Richard_Ngo comments on Commitment and credibility in multipolar AI scenarios

Richard_Ngo 7 Feb 2021 8:10 UTC
6 points
Nice post! A couple of quick comments:

“If interactions are repeated in an environment where the stakes get higher over time, most agents would prefer to be honest while the stakes are low, regardless of how they will act in a sufficiently high-stakes situation.”

If honesty in low-stakes situations is very weak evidence of honesty in high-stakes situations, then it will become less common as an instrumental strategy, which makes it stronger evidence, until it reaches equilibrium.

More generally, I am pretty curious about how reputational effects work when you have a very wide range of minds. The actual content of the signal can be quite arbitrary—e.g. it’s possible to imagine a world in which it’s commonly understood that lying continually about small scales is intended as a signal of the intention to be honest about large scales. Once that convention is in place, then it could be self-perpetuating.

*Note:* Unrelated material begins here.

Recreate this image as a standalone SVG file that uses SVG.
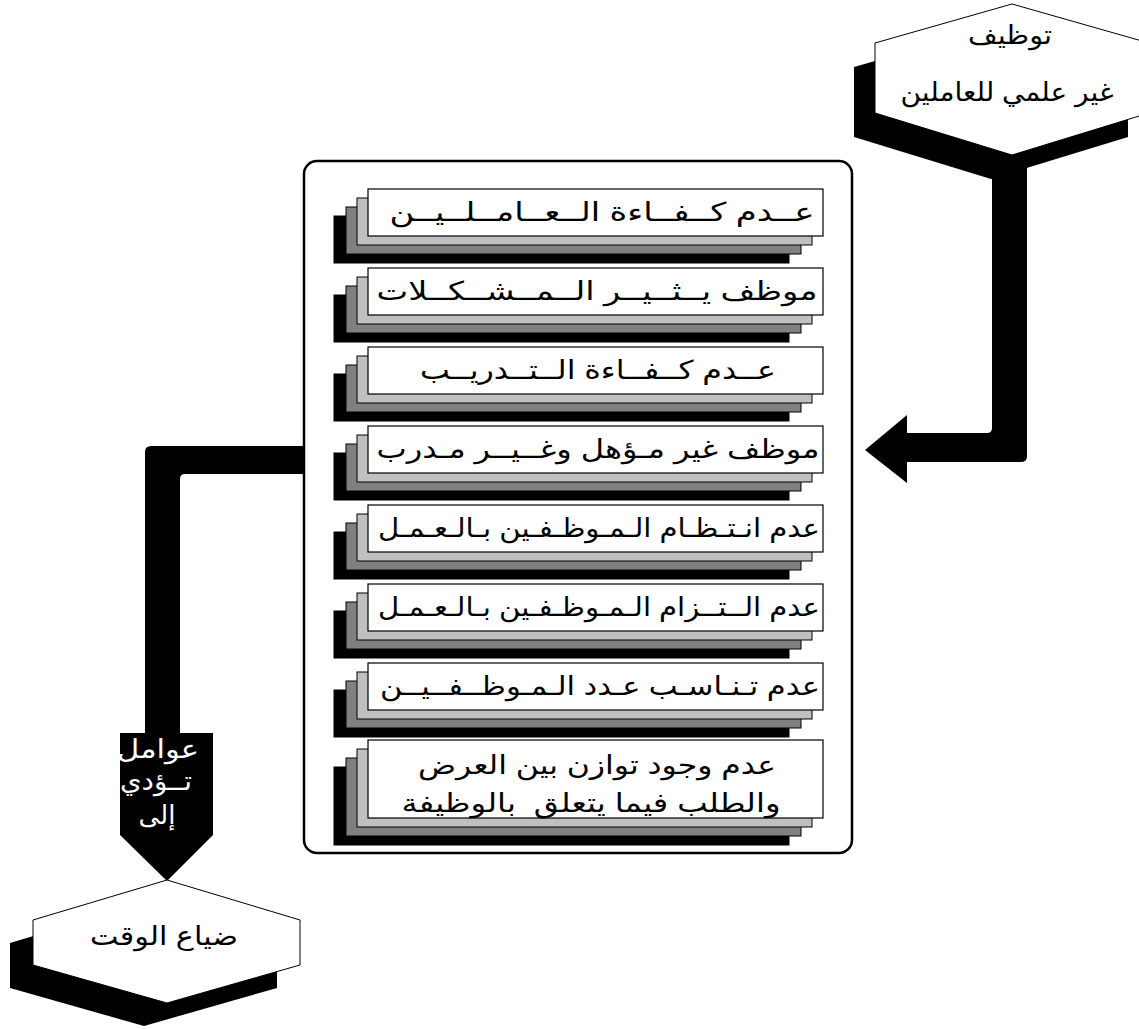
<svg xmlns="http://www.w3.org/2000/svg" xmlns:xlink="http://www.w3.org/1999/xlink" width="1139" height="1029" viewBox="0 0 1139 1029">
<style>
.l0{fill:#fff;stroke:#000;stroke-width:1.2}
.l1{fill:#c0c0c0;stroke:#000;stroke-width:1}
.l2{fill:#808080;stroke:#000;stroke-width:1}
.l3{fill:#000;stroke:#000;stroke-width:1}
.t{font-family:"Liberation Sans","DejaVu Sans",sans-serif;font-size:26px;fill:#000;text-anchor:middle;white-space:pre}
.w{fill:#fff}
.hex{fill:#fff;stroke:#000;stroke-width:1}
.sh{fill:#000}
.bar{fill:#000}
</style>
<defs>
<g id="stk">
<rect x="334" y="27" width="455" height="47" class="l3"/>
<rect x="346" y="18" width="455" height="47" class="l2"/>
<rect x="357" y="9" width="455" height="47" class="l1"/>
<rect x="368" y="0" width="455" height="47" class="l0"/>
</g>
<g id="stk2">
<rect x="334" y="27" width="455" height="78" class="l3"/>
<rect x="346" y="18" width="455" height="78" class="l2"/>
<rect x="357" y="9" width="455" height="78" class="l1"/>
<rect x="368" y="0" width="455" height="78" class="l0"/>
</g>
</defs>
<rect width="1139" height="1029" fill="#fff"/>

<g id="container">
<rect x="304" y="161" width="548" height="692" rx="13" ry="13" fill="#fff" stroke="#000" stroke-width="2.5"/>
</g>

<g id="node-top">
<polygon class="sh" points="991,28 1128,67 1128,137 991,179 854,137 854,67"/>
<polygon class="hex" points="1012,4 1149,43 1149,113 1012,155 875,113 875,43"/>
<text class="t" x="1010" y="44" textLength="84" lengthAdjust="spacingAndGlyphs">توظيف</text>
<text class="t" x="1007" y="101" textLength="213" lengthAdjust="spacingAndGlyphs">غير علمي للعاملين</text>
</g>

<g id="connectors">
<path class="bar" d="M992,158 L1027,158 L1027,456 Q1027,462 1021,462 L907,462 L907,483 L865,450 L907,415 L907,433 L987,433 Q992,433 992,428 Z"/>
<path class="bar" d="M304,446 L304,474 L185,474 Q180,474 180,479 L180,733 L213,733 L213,835 L167,881 L120,835 L120,733 L145,733 L145,452 Q145,446 151,446 Z"/>
<text class="t w" x="158" y="758" font-size="25" textLength="82" lengthAdjust="spacingAndGlyphs">عوامل</text>
<text class="t w" x="156" y="790" font-size="25" textLength="72" lengthAdjust="spacingAndGlyphs">تــؤدي</text>
<text class="t w" x="157" y="824" font-size="25">إلى</text>
</g>

<g id="box1"><use xlink:href="#stk" y="189"/><text class="t" x="602" y="221" textLength="425" lengthAdjust="spacingAndGlyphs">عــدم كــفــاءة الــعــامــلــيــن</text></g>
<g id="box2"><use xlink:href="#stk" y="268"/><text class="t" x="597" y="300" textLength="441" lengthAdjust="spacingAndGlyphs">موظف يــثــيــر الــمــشــكــلات</text></g>
<g id="box3"><use xlink:href="#stk" y="347"/><text class="t" x="598" y="379" textLength="356" lengthAdjust="spacingAndGlyphs">عــدم كــفــاءة الــتــدريــب</text></g>
<g id="box4"><use xlink:href="#stk" y="426"/><text class="t" x="598" y="458" textLength="443" lengthAdjust="spacingAndGlyphs">موظف غير مـؤهل وغــيــر مـدرب</text></g>
<g id="box5"><use xlink:href="#stk" y="505"/><text class="t" x="599" y="537" textLength="442" lengthAdjust="spacingAndGlyphs">عدم انـتـظـام الـمـوظـفـين بـالـعـمـل</text></g>
<g id="box6"><use xlink:href="#stk" y="584"/><text class="t" x="599" y="616" textLength="442" lengthAdjust="spacingAndGlyphs">عدم الــتــزام الـمـوظـفـين بـالـعـمـل</text></g>
<g id="box7"><use xlink:href="#stk" y="663"/><text class="t" x="600" y="695" textLength="440" lengthAdjust="spacingAndGlyphs">عدم تـنـاسـب عـدد الـمـوظــفــيــن</text></g>
<g id="box8"><use xlink:href="#stk2" y="740"/><text class="t" x="597" y="774" textLength="358" lengthAdjust="spacingAndGlyphs">عدم وجود توازن بين العرض</text><text class="t" x="591" y="812" textLength="379" lengthAdjust="spacingAndGlyphs">والطلب فيما يتعلق  بالوظيفة</text></g>

<g id="node-bottom">
<polygon class="sh" points="144,903 277,943 277,988 144,1026 10,988 10,943"/>
<polygon class="hex" points="167,880 300,920 300,965 167,1003 33,965 33,920"/>
<text class="t" x="164" y="945" textLength="148" lengthAdjust="spacingAndGlyphs">ضياع الوقت</text>
</g>
</svg>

This is a slightly extreme example but the general point remains: actions taken as signalling can be highly arbitrary (see runaway sexual selection for example) when they’re not underpinned by specific human mental traits (like the psychological difficulty of switching between honesty and lying).

“This holds especially because the higher the stakes get in a competition for expansion, the fewer future interactions one expects, as wiping out other players entirely becomes a possible outcome.”

Seems plausible, but note that early iterated interactions allows participant to steer towards possibilities where important outcomes are decided by many small interactions rather than a few large interactions, making long-term honesty more viable.

“lending an expensive camera to one’s sibling seems less risky than to a stranger simply because of the high likelihood of frequent future interactions”

This doesn’t seem right; your sibling is by default more aligned and trustworthy.

“while the agents can’t interpret each other or predict how well they would stick to commitments, a far more capable system (here, likely just a system with vastly more compute at its disposal) could do it for them.”

Is it fair to describe this as creating a singleton?